## The request:
Leave out the pictures and set down exactly the lines from the start of the listing through the one with "const seriesNames = ['CONTROL', 'AM251/ANA', 'AM251/OLE'];", both included.

## Raw data:
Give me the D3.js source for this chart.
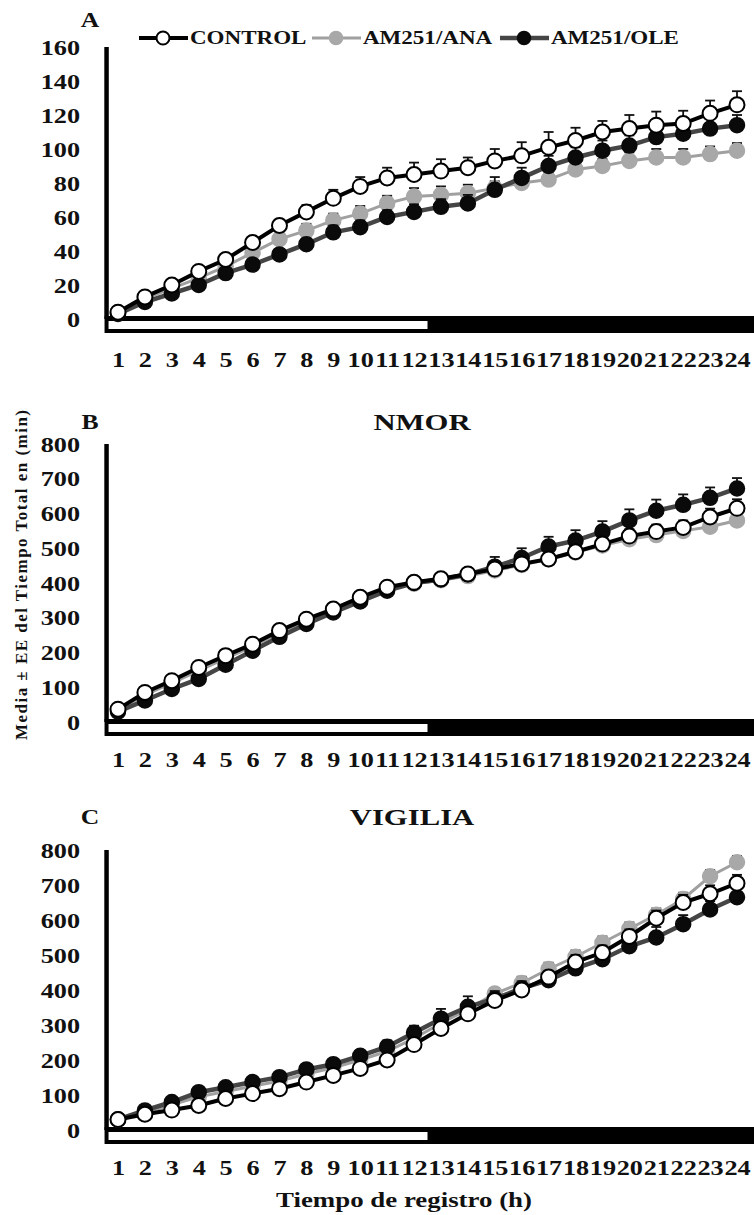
<!DOCTYPE html>
<html>
<head>
<meta charset="utf-8">
<title>Tiempo total acumulado</title>
<script src="https://d3js.org/d3.v7.min.js"></script>
<style>
  body { margin: 0; background: #fff; }
  text { font-family: "Liberation Serif", "Times New Roman", serif; font-weight: bold; fill: #111; }
</style>
</head>
<body>
<script>
const hours = [1,2,3,4,5,6,7,8,9,10,11,12,13,14,15,16,17,18,19,20,21,22,23,24];
const hourLabels = hours.map(String);
const seriesNames = ['CONTROL', 'AM251/ANA', 'AM251/OLE'];

// panel A
const ticksA = [0, 20, 40, 60, 80, 100, 120, 140, 160];
const aControl = [4,13,20,28,35,45,55,63,71,78,83,85,87,89,93,96,101,105,110,112,114,115,121,126];
const aAna     = [4,12,18,24,31,39,47,52,58,62,68,72,73,74,77,80,82,88,90,93,95,95,97,99];
const aOle     = [3,10,15,20,27,32,38,44,51,54,60,63,66,68,76,83,90,95,99,102,107,109,112,114];
const aControlErr = [1,1.5,2,2,2.5,3,3.5,4,5,5.5,6,7,7,6,7,8,9,7.5,6.5,8,8,7.5,7.5,8];
const aAnaErr     = [1,1.5,2,2,2.5,3,3.5,4,4,4.5,4.5,5,5,5,4,4,4,4,4,5,5,5,4.5,4.5];
const aOleErr     = [1,1.5,2,2,2.5,3,3,3.5,4,4,4,4.5,4.5,5,7.5,6,6,6,6,6,6,6,6,6];

// panel B (NMOR)
const ticksB = [0, 100, 200, 300, 400, 500, 600, 700, 800];
const bControl = [37,85,119,157,191,224,263,296,325,359,388,402,412,426,440,455,469,490,512,535,548,560,590,615];
const bAna     = [35,78,112,148,183,217,257,290,320,352,382,398,408,420,436,452,468,488,508,526,538,550,562,580];
const bOle     = [30,62,95,124,165,205,245,282,315,347,378,400,410,425,447,472,505,522,548,580,608,625,645,672];
const bControlErr = [5,8,10,10,12,12,12,12,12,12,12,12,12,14,16,18,18,18,20,20,20,20,24,26];
const bAnaErr     = [5,8,10,10,12,12,12,12,12,12,12,12,12,12,14,14,16,16,18,18,18,18,18,18];
const bOleErr     = [5,8,10,12,12,12,12,12,12,12,12,12,14,18,28,28,28,30,30,32,32,30,30,30];

// panel C (VIGILIA)
const ticksC = [0, 100, 200, 300, 400, 500, 600, 700, 800];
const cControl = [30,45,57,70,90,104,118,137,156,176,200,244,290,332,370,400,437,480,507,553,605,650,675,705];
const cAna     = [30,50,72,95,110,125,140,160,178,200,225,262,305,345,390,420,460,495,535,575,615,660,725,765];
const cOle     = [30,56,80,108,122,137,151,173,188,212,238,278,318,352,375,405,428,462,488,525,550,588,630,665];
const cControlErr = [5,8,10,10,12,12,12,12,12,14,14,16,16,16,16,18,18,20,20,20,22,22,24,24];
const cAnaErr     = [5,8,10,10,12,12,12,12,12,14,14,16,16,16,16,18,18,18,18,18,18,18,18,18];
const cOleErr     = [5,8,10,12,12,12,12,12,14,16,18,20,28,30,22,20,20,20,22,26,30,26,24,24];

const lightsOn = [0.5, 12.5];
const lightsOff = [12.5, 24.7];

const W = 754, H = 1215;
const SX = 1.28; // the original figure is stretched sideways

const styles = {
  'CONTROL':   { line: '#000', lw: 4, fill: '#fff', stroke: '#000', sw: 2 },
  'AM251/ANA': { line: '#a0a0a0', lw: 3, fill: '#a8a8a8', stroke: '#a8a8a8', sw: 1.5 },
  'AM251/OLE': { line: '#454545', lw: 4.5, fill: '#0a0a0a', stroke: '#0a0a0a', sw: 1.5 }
};

const svg = d3.select('body').append('svg')
  .attr('width', W).attr('height', H);

const x = d3.scaleLinear().domain([1, 24]).range([118, 737]);

function addText(g, px, py, str, size, anchor) {
  return g.append('text')
    .attr('transform', `translate(${px},${py}) scale(${SX},1)`)
    .attr('dy', '0.35em')
    .attr('text-anchor', anchor || 'start')
    .style('font-size', size + 'px')
    .text(str);
}

const panels = [
  { letter: 'A', title: '', ticks: ticksA, top: 47, zero: 319, headY: 20, tickY: 360,
    series: [[aAna, aAnaErr], [aOle, aOleErr], [aControl, aControlErr]] },
  { letter: 'B', title: 'NMOR', titleX: 422, ticks: ticksB, top: 444, zero: 722, headY: 422, tickY: 760,
    series: [[bAna, bAnaErr], [bOle, bOleErr], [bControl, bControlErr]] },
  { letter: 'C', title: 'VIGILIA', titleX: 412, ticks: ticksC, top: 850, zero: 1130, headY: 817, tickY: 1168,
    series: [[cAna, cAnaErr], [cOle, cOleErr], [cControl, cControlErr]] }
];
const drawOrder = ['AM251/ANA', 'AM251/OLE', 'CONTROL'];

panels.forEach(p => {
  const g = svg.append('g');
  const y = d3.scaleLinear()
    .domain([0, p.ticks[p.ticks.length - 1]])
    .range([p.zero, p.top]);

  addText(g, 90, p.headY, p.letter, 20, 'middle');
  if (p.title) addText(g, p.titleX, p.headY, p.title, 24, 'middle');

  // light / dark bar under the axis
  g.append('rect')
    .attr('x', x(lightsOn[0])).attr('y', y(0) - 3)
    .attr('width', x(lightsOff[1]) - x(lightsOn[0])).attr('height', 17)
    .attr('fill', '#000');
  g.append('rect')
    .attr('x', x(lightsOn[0]) + 4).attr('y', y(0) + 2)
    .attr('width', x(lightsOn[1]) - x(lightsOn[0]) - 4).attr('height', 8)
    .attr('fill', '#fff');

  // y axis line
  g.append('line')
    .attr('x1', x(lightsOn[0]) + 2).attr('x2', x(lightsOn[0]) + 2)
    .attr('y1', y(p.ticks[p.ticks.length - 1])).attr('y2', y(0))
    .attr('stroke', '#000').attr('stroke-width', 4.5);

  g.append('g')
    .attr('transform', 'translate(80,0)')
    .call(d3.axisLeft(y).tickValues(p.ticks).tickSize(0).tickPadding(0))
    .call(a => a.select('.domain').remove())
    .call(a => a.selectAll('text')
      .attr('x', 0).attr('dy', '0.35em')
      .attr('transform', `scale(${SX},1)`)
      .style('font-size', '20.5px'));

  g.append('g')
    .attr('transform', `translate(0,${p.tickY})`)
    .call(d3.axisBottom(x).tickValues(hours).tickFormat(h => hourLabels[h - 1]).tickSize(0).tickPadding(0))
    .call(a => a.select('.domain').remove())
    .call(a => a.selectAll('text')
      .attr('y', 0).attr('dy', '0.35em')
      .attr('transform', `scale(${SX},1)`)
      .style('font-size', '20.5px'));

  drawOrder.forEach((name, idx) => {
    const [vals, errs] = p.series[idx];
    const st = styles[name];
    const pts = hours.map((h, i) => ({ h, v: vals[i], e: errs[i] }));

    g.append('path')
      .datum(pts)
      .attr('fill', 'none')
      .attr('stroke', st.line)
      .attr('stroke-width', st.lw)
      .attr('d', d3.line().x(d => x(d.h)).y(d => y(d.v)));

    const eb = g.append('g').attr('stroke', '#111').attr('stroke-width', 1.8);
    eb.selectAll('line.bar').data(pts).enter().append('line')
      .attr('x1', d => x(d.h)).attr('x2', d => x(d.h))
      .attr('y1', d => y(d.v)).attr('y2', d => y(d.v + d.e));
    eb.selectAll('line.cap').data(pts).enter().append('line')
      .attr('x1', d => x(d.h) - 5).attr('x2', d => x(d.h) + 5)
      .attr('y1', d => y(d.v + d.e)).attr('y2', d => y(d.v + d.e));

    g.selectAll(null).data(pts).enter().append('circle')
      .attr('cx', d => x(d.h)).attr('cy', d => y(d.v))
      .attr('r', 7.5)
      .attr('fill', st.fill)
      .attr('stroke', st.stroke)
      .attr('stroke-width', st.sw);
  });
});

// legend
const legendX = [139, 312, 500];
const legend = svg.append('g');
seriesNames.forEach((name, i) => {
  const st = styles[name];
  const lx = legendX[i];
  legend.append('line')
    .attr('x1', lx).attr('x2', lx + 49).attr('y1', 38).attr('y2', 38)
    .attr('stroke', st.line).attr('stroke-width', st.lw);
  legend.append('circle')
    .attr('cx', lx + 24).attr('cy', 38).attr('r', 6.5)
    .attr('fill', st.fill).attr('stroke', st.stroke).attr('stroke-width', st.sw);
  addText(legend, lx + 51, 38, name, 18, 'start');
});

// axis titles
svg.append('text')
  .attr('transform', 'translate(21,575) rotate(-90)')
  .attr('dy', '0.35em')
  .attr('text-anchor', 'middle')
  .attr('textLength', 330)
  .attr('lengthAdjust', 'spacing')
  .style('font-size', '17px')
  .text('Media ± EE del Tiempo Total en (min)');

addText(svg, 404, 1200, 'Tiempo de registro (h)', 21, 'middle');
</script>
</body>
</html>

## Right answer:
Give me the D3.js source for this chart.
<!DOCTYPE html>
<html>
<head>
<meta charset="utf-8">
<title>Tiempo total acumulado</title>
<script src="https://d3js.org/d3.v7.min.js"></script>
<style>
  body { margin: 0; background: #fff; }
  text { font-family: "Liberation Serif", "Times New Roman", serif; font-weight: bold; fill: #111; }
</style>
</head>
<body>
<script>
const hours = [1,2,3,4,5,6,7,8,9,10,11,12,13,14,15,16,17,18,19,20,21,22,23,24];
const hourLabels = hours.map(String);
const seriesNames = ['CONTROL', 'AM251/ANA', 'AM251/OLE'];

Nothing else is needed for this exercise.